Dataset excerpt:
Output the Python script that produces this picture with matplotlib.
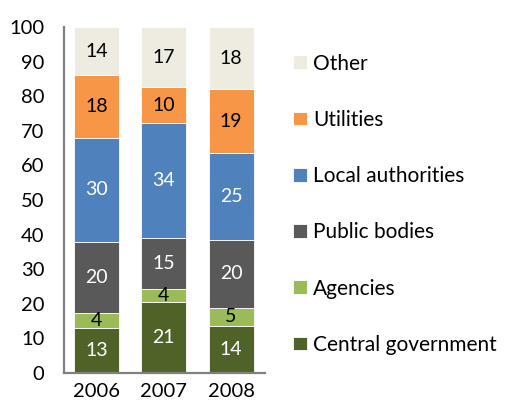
import matplotlib.pyplot as plt
import numpy as np

plt.rcParams['font.family'] = ['Lato', 'DejaVu Sans']

years = ['2006', '2007', '2008']
labels = ['Central government', 'Agencies', 'Public bodies',
          'Local authorities', 'Utilities', 'Other']
central = [13.1, 20.6, 13.7]
agencies = [4.2, 3.6, 5.2]
public = [20.5, 14.7, 19.5]
local = [30.2, 33.4, 25.1]
utilities = [18.1, 10.3, 18.5]
other = [13.9, 17.4, 18.0]
shown = [[13, 21, 14], [4, 4, 5], [20, 15, 20], [30, 34, 25], [18, 10, 19], [14, 17, 18]]

colors = ['#4F6228', '#9BBB59', '#595959', '#4F81BD', '#F79646', '#EEECE1']
txtcol = ['white', 'black', 'white', 'white', 'black', 'black']

fig = plt.figure(figsize=(5.09, 4.03), dpi=100)
ax = fig.add_axes([0.1252, 0.0744, 0.3955, 0.8586])

x = np.arange(len(years))
bottom = np.zeros(len(years))
handles = []
for i, vals in enumerate([central, agencies, public, local, utilities, other]):
    vals = np.array(vals)
    b = ax.bar(x, vals, 0.67, bottom=bottom, color=colors[i],
               edgecolor='white', linewidth=0.6, label=labels[i])
    handles.append(b)
    for j in range(len(years)):
        ax.text(x[j], bottom[j] + vals[j] / 2, str(shown[i][j]),
                ha='center', va='center', fontsize=14, color=txtcol[i])
    bottom += vals

ax.set_xlim(-0.487, 2.505)
ax.set_ylim(0, 100)
ax.set_yticks(range(0, 101, 10))
ax.set_xticks(x)
ax.set_xticklabels(years)
ax.tick_params(axis='y', length=0, pad=14, labelsize=14.5)
ax.tick_params(axis='x', length=0, pad=7, labelsize=14.5)
for s in ['top', 'right']:
    ax.spines[s].set_visible(False)
for s in ['left', 'bottom']:
    ax.spines[s].set_color('#808080')
    ax.spines[s].set_linewidth(1.6)

leg = fig.legend(handles[::-1], labels[::-1], loc='upper left',
                 bbox_to_anchor=(0.556, 0.893), frameon=False, fontsize=15,
                 handlelength=0.65, handleheight=0.65, handletextpad=0.3,
                 labelspacing=1.74, borderpad=0)

fig.savefig('out.png', dpi=100)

Directions: Transcribe all the data word for word; the images stay out.

Solved problem:
Output the Python script that produces this picture with matplotlib.
import matplotlib.pyplot as plt
import numpy as np

plt.rcParams['font.family'] = ['Lato', 'DejaVu Sans']

years = ['2006', '2007', '2008']
labels = ['Central government', 'Agencies', 'Public bodies',
          'Local authorities', 'Utilities', 'Other']
central = [13.1, 20.6, 13.7]
agencies = [4.2, 3.6, 5.2]
public = [20.5, 14.7, 19.5]
local = [30.2, 33.4, 25.1]
utilities = [18.1, 10.3, 18.5]
other = [13.9, 17.4, 18.0]
shown = [[13, 21, 14], [4, 4, 5], [20, 15, 20], [30, 34, 25], [18, 10, 19], [14, 17, 18]]

colors = ['#4F6228', '#9BBB59', '#595959', '#4F81BD', '#F79646', '#EEECE1']
txtcol = ['white', 'black', 'white', 'white', 'black', 'black']

fig = plt.figure(figsize=(5.09, 4.03), dpi=100)
ax = fig.add_axes([0.1252, 0.0744, 0.3955, 0.8586])

x = np.arange(len(years))
bottom = np.zeros(len(years))
handles = []
for i, vals in enumerate([central, agencies, public, local, utilities, other]):
    vals = np.array(vals)
    b = ax.bar(x, vals, 0.67, bottom=bottom, color=colors[i],
               edgecolor='white', linewidth=0.6, label=labels[i])
    handles.append(b)
    for j in range(len(years)):
        ax.text(x[j], bottom[j] + vals[j] / 2, str(shown[i][j]),
                ha='center', va='center', fontsize=14, color=txtcol[i])
    bottom += vals

ax.set_xlim(-0.487, 2.505)
ax.set_ylim(0, 100)
ax.set_yticks(range(0, 101, 10))
ax.set_xticks(x)
ax.set_xticklabels(years)
ax.tick_params(axis='y', length=0, pad=14, labelsize=14.5)
ax.tick_params(axis='x', length=0, pad=7, labelsize=14.5)
for s in ['top', 'right']:
    ax.spines[s].set_visible(False)
for s in ['left', 'bottom']:
    ax.spines[s].set_color('#808080')
    ax.spines[s].set_linewidth(1.6)

leg = fig.legend(handles[::-1], labels[::-1], loc='upper left',
                 bbox_to_anchor=(0.556, 0.893), frameon=False, fontsize=15,
                 handlelength=0.65, handleheight=0.65, handletextpad=0.3,
                 labelspacing=1.74, borderpad=0)

fig.savefig('out.png', dpi=100)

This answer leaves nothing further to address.